[BEGIN Task inputs]

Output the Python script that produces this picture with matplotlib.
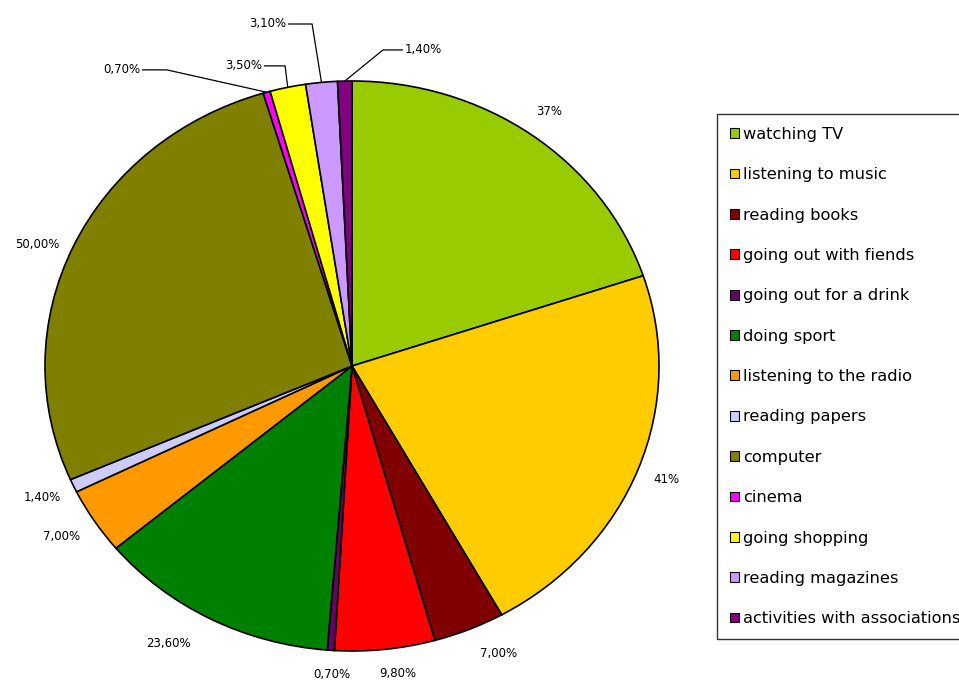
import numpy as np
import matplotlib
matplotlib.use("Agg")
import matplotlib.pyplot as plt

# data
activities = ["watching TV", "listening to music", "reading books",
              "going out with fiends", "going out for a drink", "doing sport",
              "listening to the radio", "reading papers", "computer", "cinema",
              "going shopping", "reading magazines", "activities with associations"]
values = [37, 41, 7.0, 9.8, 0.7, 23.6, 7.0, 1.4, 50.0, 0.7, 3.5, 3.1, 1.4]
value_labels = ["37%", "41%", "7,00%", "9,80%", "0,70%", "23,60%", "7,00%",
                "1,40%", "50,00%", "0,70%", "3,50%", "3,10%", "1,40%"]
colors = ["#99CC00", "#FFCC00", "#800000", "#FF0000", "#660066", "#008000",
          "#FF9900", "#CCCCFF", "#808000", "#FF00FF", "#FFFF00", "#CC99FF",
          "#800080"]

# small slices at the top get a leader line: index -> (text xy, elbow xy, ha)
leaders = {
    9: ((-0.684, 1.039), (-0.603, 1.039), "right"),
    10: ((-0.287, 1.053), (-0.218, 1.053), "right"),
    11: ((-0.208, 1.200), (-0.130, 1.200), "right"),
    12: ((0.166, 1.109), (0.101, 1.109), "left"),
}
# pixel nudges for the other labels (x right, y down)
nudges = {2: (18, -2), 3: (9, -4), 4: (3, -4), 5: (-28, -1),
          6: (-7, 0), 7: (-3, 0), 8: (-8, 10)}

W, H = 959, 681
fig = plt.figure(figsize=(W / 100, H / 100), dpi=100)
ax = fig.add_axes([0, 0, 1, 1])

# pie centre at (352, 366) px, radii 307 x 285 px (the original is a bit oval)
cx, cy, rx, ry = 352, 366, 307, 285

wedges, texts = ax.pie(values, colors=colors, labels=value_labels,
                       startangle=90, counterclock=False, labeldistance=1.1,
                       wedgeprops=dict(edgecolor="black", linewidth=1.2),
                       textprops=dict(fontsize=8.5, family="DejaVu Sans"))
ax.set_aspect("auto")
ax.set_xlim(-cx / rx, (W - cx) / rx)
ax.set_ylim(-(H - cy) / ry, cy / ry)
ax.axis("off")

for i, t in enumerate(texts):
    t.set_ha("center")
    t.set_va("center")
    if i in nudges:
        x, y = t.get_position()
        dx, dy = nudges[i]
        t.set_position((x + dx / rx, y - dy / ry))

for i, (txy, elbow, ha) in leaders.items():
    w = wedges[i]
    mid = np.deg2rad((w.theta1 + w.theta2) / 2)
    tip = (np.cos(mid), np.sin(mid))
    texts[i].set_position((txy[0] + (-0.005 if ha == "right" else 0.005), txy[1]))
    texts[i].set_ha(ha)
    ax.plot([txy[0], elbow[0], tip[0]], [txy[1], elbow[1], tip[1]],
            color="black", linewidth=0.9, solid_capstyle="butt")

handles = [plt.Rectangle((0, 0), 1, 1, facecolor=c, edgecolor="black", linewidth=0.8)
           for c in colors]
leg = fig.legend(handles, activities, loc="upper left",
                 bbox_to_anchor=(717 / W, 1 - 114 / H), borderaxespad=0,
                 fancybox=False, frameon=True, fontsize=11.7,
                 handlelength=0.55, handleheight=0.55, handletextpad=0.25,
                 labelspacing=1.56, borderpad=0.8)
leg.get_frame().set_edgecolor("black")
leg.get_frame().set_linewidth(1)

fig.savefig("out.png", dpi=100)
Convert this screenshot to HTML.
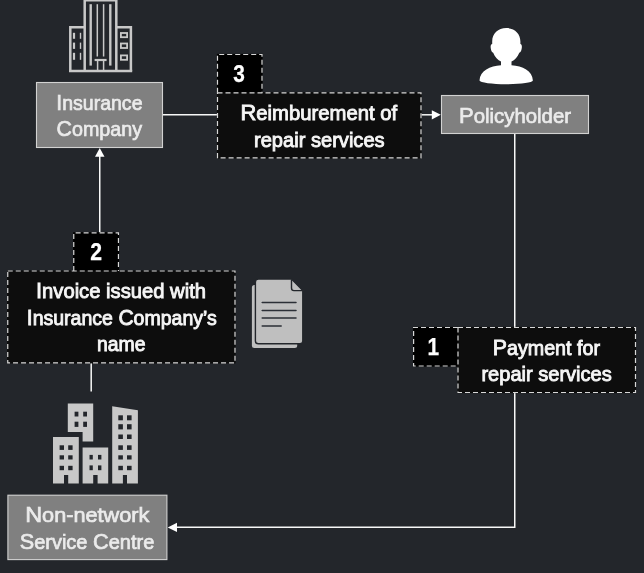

[END Task inputs]

* **Set problem**: Using the records above, copy each line that contains "matplotlib".

* **Exercise solution**:
Output the Python script that produces this picture with matplotlib.
import matplotlib
matplotlib.use("Agg")
import matplotlib.pyplot as plt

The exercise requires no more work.